* WHAT YOU HAVE TO DO: In the lines below, output everything from the first line through the line containing "var yTicks = [0, 20, 40, 60, 80, 100];" exactly as it is. Pictures are not part of the output.

* THE DATA:
* start *
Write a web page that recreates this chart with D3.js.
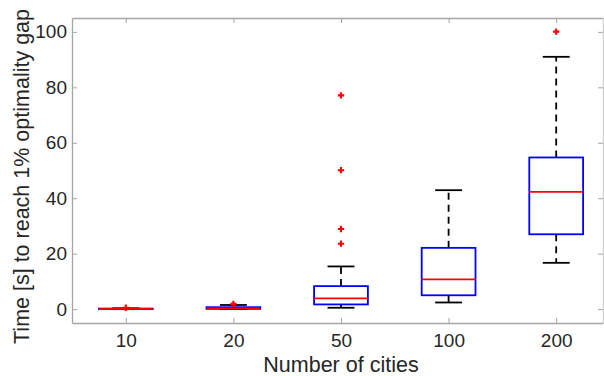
<!DOCTYPE html>
<html>
<head>
<meta charset="utf-8">
<script src="https://cdn.jsdelivr.net/npm/d3@7"></script>
<style>
  body { margin: 0; background: #fff; }
  svg { display: block; }
  text { font-family: "Liberation Sans", Arial, sans-serif; fill: #262626; }
</style>
</head>
<body>
<div id="chart"></div>
<script>
// chart data
var categories = ["10", "20", "50", "100", "200"];
var whiskerLow = [0, 0, 0.5, 2.4, 16.7];
var q1 = [0, 0.1, 1.7, 5.0, 27.0];
var median = [0.1, 0.3, 3.9, 10.7, 42.3];
var q3 = [0.2, 0.7, 8.3, 22.1, 54.7];
var whiskerHigh = [0.3, 1.5, 15.4, 42.9, 91.0];
var outliers = [[0.5], [1.9], [23.6, 28.9, 50.1, 77.1], [], [100.1]];
var yTicks = [0, 20, 40, 60, 80, 100];

var margin = {top: 18, right: 1, bottom: 53, left: 72},
    W = 604, H = 376,
    width = W - margin.left - margin.right,
    height = H - margin.top - margin.bottom;

var svg = d3.select("#chart").append("svg")
    .attr("width", W)
    .attr("height", H)
    .append("g")
    .attr("transform", "translate(" + margin.left + "," + margin.top + ")");

var x = d3.scaleLinear().domain([0.5, 5.435]).range([0, width]);
var y = d3.scaleLinear().domain([-5, 105]).range([height, 0]);

var boxes = categories.map(function (c, i) {
    return {pos: i + 1, lo: whiskerLow[i], q1: q1[i], med: median[i], q3: q3[i], hi: whiskerHigh[i], out: outliers[i]};
});

// axes
var xAxis = d3.axisBottom(x).tickValues([1, 2, 3, 4, 5])
    .tickFormat(function (d) { return categories[d - 1]; })
    .tickSizeInner(-5).tickSizeOuter(0).tickPadding(11);
var gx = svg.append("g").attr("transform", "translate(0," + height + ")").call(xAxis);

var gy = svg.append("g").call(d3.axisLeft(y).tickValues(yTicks)
    .tickSizeInner(-5).tickSizeOuter(0).tickPadding(5));

var gt = svg.append("g").call(d3.axisTop(x).tickValues([1, 2, 3, 4, 5])
    .tickFormat("").tickSizeInner(-5).tickSizeOuter(0));

var gr = svg.append("g").attr("transform", "translate(" + width + ",0)")
    .call(d3.axisRight(y).tickValues(yTicks).tickFormat("").tickSizeInner(-5).tickSizeOuter(0));

[gx, gy, gt, gr].forEach(function (g) {
    g.selectAll("path.domain").attr("stroke", "#a6a6a6").attr("stroke-width", 1.3);
    g.selectAll(".tick line").attr("stroke", "#a6a6a6").attr("stroke-width", 1);
    g.selectAll(".tick text").style("font-size", "19px").attr("fill", "#262626")
        .style("font-family", "'Liberation Sans', Arial, sans-serif");
});
gr.selectAll("path.domain").attr("stroke", "#d0d0d0");

var bw = x(1.25) - x(1);   // half box width
var cw = x(1.125) - x(1);  // half cap width

var g = svg.selectAll(".box").data(boxes).enter().append("g").attr("class", "box");

// dashed whiskers
g.append("line")
    .attr("x1", function (d) { return x(d.pos); })
    .attr("x2", function (d) { return x(d.pos); })
    .attr("y1", function (d) { return y(d.q3); })
    .attr("y2", function (d) { return y(d.hi); })
    .attr("stroke", "#000").attr("stroke-width", 1.8).attr("stroke-dasharray", "7,5");
g.append("line")
    .attr("x1", function (d) { return x(d.pos); })
    .attr("x2", function (d) { return x(d.pos); })
    .attr("y1", function (d) { return y(d.q1); })
    .attr("y2", function (d) { return y(d.lo); })
    .attr("stroke", "#000").attr("stroke-width", 1.8).attr("stroke-dasharray", "7,5");

// caps
["hi", "lo"].forEach(function (k) {
    g.append("line")
        .attr("x1", function (d) { return x(d.pos) - cw; })
        .attr("x2", function (d) { return x(d.pos) + cw; })
        .attr("y1", function (d) { return y(d[k]); })
        .attr("y2", function (d) { return y(d[k]); })
        .attr("stroke", "#000").attr("stroke-width", 1.8);
});

// box
g.append("rect")
    .attr("x", function (d) { return x(d.pos) - bw; })
    .attr("width", 2 * bw)
    .attr("y", function (d) { return y(d.q3); })
    .attr("height", function (d) { return y(d.q1) - y(d.q3); })
    .attr("fill", "none").attr("stroke", "#0000ff").attr("stroke-width", 1.8);

// median
g.append("line")
    .attr("x1", function (d) { return x(d.pos) - bw; })
    .attr("x2", function (d) { return x(d.pos) + bw; })
    .attr("y1", function (d) { return y(d.med); })
    .attr("y2", function (d) { return y(d.med); })
    .attr("stroke", "#ff0000").attr("stroke-width", 1.8);

// outliers as red plus signs
g.selectAll(".out").data(function (d) {
        return d.out.map(function (v) { return {pos: d.pos, v: v}; });
    }).enter().append("path")
    .attr("class", "out")
    .attr("d", d3.symbol(d3.symbolCross, 22))
    .attr("transform", function (d) { return "translate(" + x(d.pos) + "," + y(d.v) + ")"; })
    .attr("fill", "#ff0000");

// axis titles
svg.append("text")
    .attr("x", x(3))
    .attr("y", height + 49)
    .attr("text-anchor", "middle")
    .style("font-size", "21.5px")
    .text("Number of cities");

svg.append("text")
    .attr("transform", "translate(" + (-43) + "," + (y(50) + 6) + ") rotate(-90)")
    .attr("text-anchor", "middle")
    .style("font-size", "21.5px")
    .text("Time [s] to reach 1% optimality gap");
</script>
</body>
</html>
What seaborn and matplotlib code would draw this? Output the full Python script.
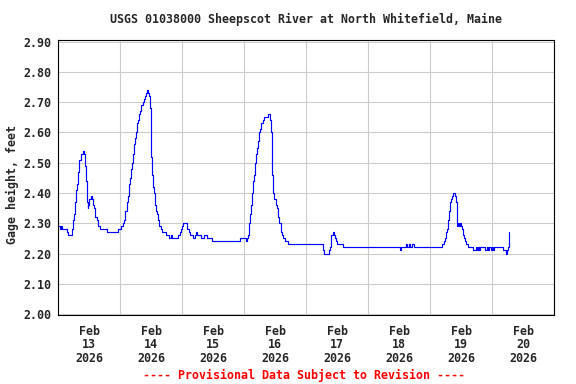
import matplotlib
matplotlib.use("Agg")
import matplotlib.pyplot as plt
import matplotlib.dates as mdates
import matplotlib.ticker as mticker
import numpy as np
import pandas as pd
import seaborn as sns

# ---- data: hours since 2026-02-13 00:00 and gage height (ft) ----
hours = [
    0.0, 0.7, 1.0, 1.4, 2.7, 3.35, 4.0, 4.9, 5.29, 5.68, 6.19, 6.58, 6.97, 7.48, 7.87,
    8.26, 8.77, 9.16, 9.68, 10.06, 10.45, 10.84, 11.1, 11.48, 11.74, 12.13, 12.64,
    13.03, 13.42, 13.94, 14.32, 14.97, 15.61, 16.26, 18.19, 18.84, 22.71, 23.35,
    24.26, 25.03, 25.55, 26.06, 26.58, 27.1, 27.48, 27.87, 28.26, 28.65, 29.03,
    29.42, 29.94, 30.32, 30.71, 31.1, 31.48, 31.87, 32.26, 32.77, 33.29, 33.81,
    34.19, 34.58, 34.97, 35.35, 35.61, 35.87, 36.26, 36.65, 37.16, 37.55, 37.94,
    38.32, 38.71, 39.23, 39.74, 40.26, 41.42, 41.81, 42.71, 43.1, 43.61, 44.0,
    45.94, 46.32, 47.23, 47.61, 48.0, 48.52, 49.55, 50.06, 50.58, 51.1, 51.74,
    52.39, 52.9, 53.42, 53.94, 54.71, 55.23, 56.0, 56.52, 57.29, 57.81, 58.84,
    59.48, 69.81, 70.45, 72.13, 72.65, 73.03, 73.54, 73.93, 74.31, 74.70, 75.08,
    75.47, 75.85, 76.24, 76.62, 77.01, 77.39, 77.78, 78.16, 78.55, 78.93, 79.32,
    79.83, 80.34, 81.11, 81.75, 82.14, 82.52, 82.78, 83.17, 83.68, 84.45, 84.83,
    85.22, 85.73, 86.25, 86.76, 87.27, 88.04, 88.94, 102.03, 102.42, 103.06,
    104.60, 104.98, 105.37, 105.75, 106.27, 106.65, 107.04, 107.55, 108.06,
    109.86, 110.25, 132.0, 132.26, 132.77, 134.58, 134.97, 135.74, 136.13,
    137.03, 137.68, 148.39, 148.77, 149.29, 149.81, 150.19, 150.58, 150.97,
    151.35, 151.74, 152.13, 152.52, 153.03, 153.68, 154.06, 154.45, 154.84,
    155.23, 155.61, 156.00, 156.39, 156.77, 157.16, 157.55, 158.06, 158.58,
    160.77, 161.29, 161.68, 162.19, 162.58, 162.97, 163.48, 165.42, 165.94,
    166.32, 166.84, 167.48, 167.87, 168.39, 168.90, 172.00, 172.39, 173.29,
    173.68, 174.06, 174.45, 174.58,
]
gage_ft = [
    2.29, 2.28, 2.29, 2.28, 2.28, 2.27, 2.26, 2.26, 2.28, 2.31, 2.33, 2.37, 2.41, 2.43, 2.47,
    2.51, 2.53, 2.53, 2.54, 2.53, 2.49, 2.44, 2.37, 2.35, 2.36, 2.38, 2.39,
    2.38, 2.36, 2.35, 2.32, 2.31, 2.29, 2.28, 2.28, 2.27, 2.27, 2.28,
    2.29, 2.30, 2.31, 2.34, 2.37, 2.39, 2.43, 2.45, 2.48, 2.50, 2.53,
    2.56, 2.58, 2.60, 2.63, 2.64, 2.66, 2.67, 2.69, 2.70, 2.71, 2.72,
    2.73, 2.74, 2.73, 2.72, 2.68, 2.52, 2.46, 2.42, 2.40, 2.36, 2.34,
    2.33, 2.31, 2.29, 2.28, 2.27, 2.27, 2.26, 2.26, 2.25, 2.26, 2.25,
    2.25, 2.26, 2.27, 2.28, 2.29, 2.30, 2.30, 2.28, 2.27, 2.26, 2.26,
    2.25, 2.26, 2.27, 2.26, 2.26, 2.25, 2.25, 2.26, 2.26, 2.25, 2.25,
    2.24, 2.24, 2.25, 2.25, 2.24, 2.25, 2.26, 2.30, 2.33, 2.36, 2.40,
    2.44, 2.46, 2.50, 2.53, 2.55, 2.57, 2.60, 2.61, 2.63, 2.63, 2.64,
    2.65, 2.65, 2.66, 2.66, 2.64, 2.60, 2.46, 2.40, 2.38, 2.36, 2.35,
    2.32, 2.30, 2.27, 2.26, 2.25, 2.24, 2.23, 2.23, 2.21, 2.20,
    2.20, 2.21, 2.22, 2.26, 2.27, 2.26, 2.25, 2.24, 2.23,
    2.23, 2.22, 2.22, 2.21, 2.22, 2.23, 2.22, 2.23, 2.22,
    2.23, 2.22, 2.22, 2.23, 2.24, 2.25, 2.27, 2.28, 2.31,
    2.34, 2.37, 2.38, 2.39, 2.40, 2.39, 2.37, 2.29, 2.30,
    2.29, 2.30, 2.29, 2.28, 2.26, 2.25, 2.24, 2.23, 2.22,
    2.21, 2.21, 2.22, 2.21, 2.22, 2.21, 2.22, 2.21, 2.22,
    2.21, 2.22, 2.21, 2.22, 2.21, 2.22, 2.22, 2.21, 2.20,
    2.21, 2.22, 2.25, 2.27,
]
y_ticks = [2.00, 2.10, 2.20, 2.30, 2.40, 2.50, 2.60, 2.70, 2.80, 2.90]
start = pd.Timestamp("2026-02-13 00:00")
end = pd.Timestamp("2026-02-21 00:00")
title = "USGS 01038000 Sheepscot River at North Whitefield, Maine"
ylabel = "Gage height, feet"
footer = "---- Provisional Data Subject to Revision ----"

df = pd.DataFrame({
    "time": start + pd.to_timedelta(hours, unit="h"),
    "height": gage_ft,
})

sns.set_style("white")
plt.rcParams["font.family"] = ["DejaVu Sans Mono"]
FS = 8.4

fig = plt.figure(figsize=(5.76, 3.84), dpi=100)
W, H = 576, 384
L, R, T, B = 58, 554, 40, 315
ax = fig.add_axes([L / W, 1 - B / H, (R - L) / W, (B - T) / H])

sns.lineplot(data=df, x="time", y="height", ax=ax, color="#0000ff",
             linewidth=0.85, drawstyle="steps-post", estimator=None)

ax.set_xlim(start, end)
ax.set_ylim(1.997, 2.905)
ax.set_yticks(y_ticks)
ax.yaxis.set_major_formatter(mticker.FormatStrFormatter("%.2f"))

ax.xaxis.set_major_locator(mdates.HourLocator(byhour=[12]))
ax.xaxis.set_major_formatter(mdates.DateFormatter("%b\n%d\n%Y"))
ax.xaxis.set_minor_locator(mdates.HourLocator(byhour=[0]))

ax.grid(False)
ax.grid(which="minor", axis="x", color="#cccccc", linewidth=0.8)
ax.grid(which="major", axis="y", color="#cccccc", linewidth=0.8)
ax.set_axisbelow(True)

ax.tick_params(axis="both", which="both", length=0)
ax.tick_params(axis="y", pad=5, labelsize=FS)
ax.tick_params(axis="x", pad=7, labelsize=FS)
for lab in ax.get_xticklabels() + ax.get_yticklabels():
    lab.set_fontweight("bold")
for lab in ax.get_xticklabels():
    lab.set_linespacing(1.05)

for s in ax.spines.values():
    s.set_color("black")
    s.set_linewidth(0.8)
    s.set_visible(True)

ax.set_xlabel("")
ax.set_ylabel(ylabel, fontsize=FS, fontweight="bold")
ax.yaxis.label.set_va("center")
ax.yaxis.label.set_rotation_mode("anchor")
ax.yaxis.set_label_coords((12 - L) / (R - L), (B - 185) / (B - T))

fig.text(306 / W, 1 - 19 / H, title, ha="center", va="center",
         fontsize=FS, fontweight="bold")
fig.text(304 / W, 1 - 375 / H, footer, ha="center", va="center",
         fontsize=FS, fontweight="bold", color="#ff0000")

fig.savefig("out.png", dpi=100)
* end *
* CORRECT RESULT:
Write a web page that recreates this chart with D3.js.
<!DOCTYPE html>
<html>
<head>
<meta charset="utf-8">
<script src="https://cdn.jsdelivr.net/npm/d3@7"></script>
<style>
  body { margin: 0; background: #fff; }
  svg { display: block; }
  text { font-family: "Liberation Sans", Arial, sans-serif; fill: #262626; }
</style>
</head>
<body>
<div id="chart"></div>
<script>
// chart data
var categories = ["10", "20", "50", "100", "200"];
var whiskerLow = [0, 0, 0.5, 2.4, 16.7];
var q1 = [0, 0.1, 1.7, 5.0, 27.0];
var median = [0.1, 0.3, 3.9, 10.7, 42.3];
var q3 = [0.2, 0.7, 8.3, 22.1, 54.7];
var whiskerHigh = [0.3, 1.5, 15.4, 42.9, 91.0];
var outliers = [[0.5], [1.9], [23.6, 28.9, 50.1, 77.1], [], [100.1]];
var yTicks = [0, 20, 40, 60, 80, 100];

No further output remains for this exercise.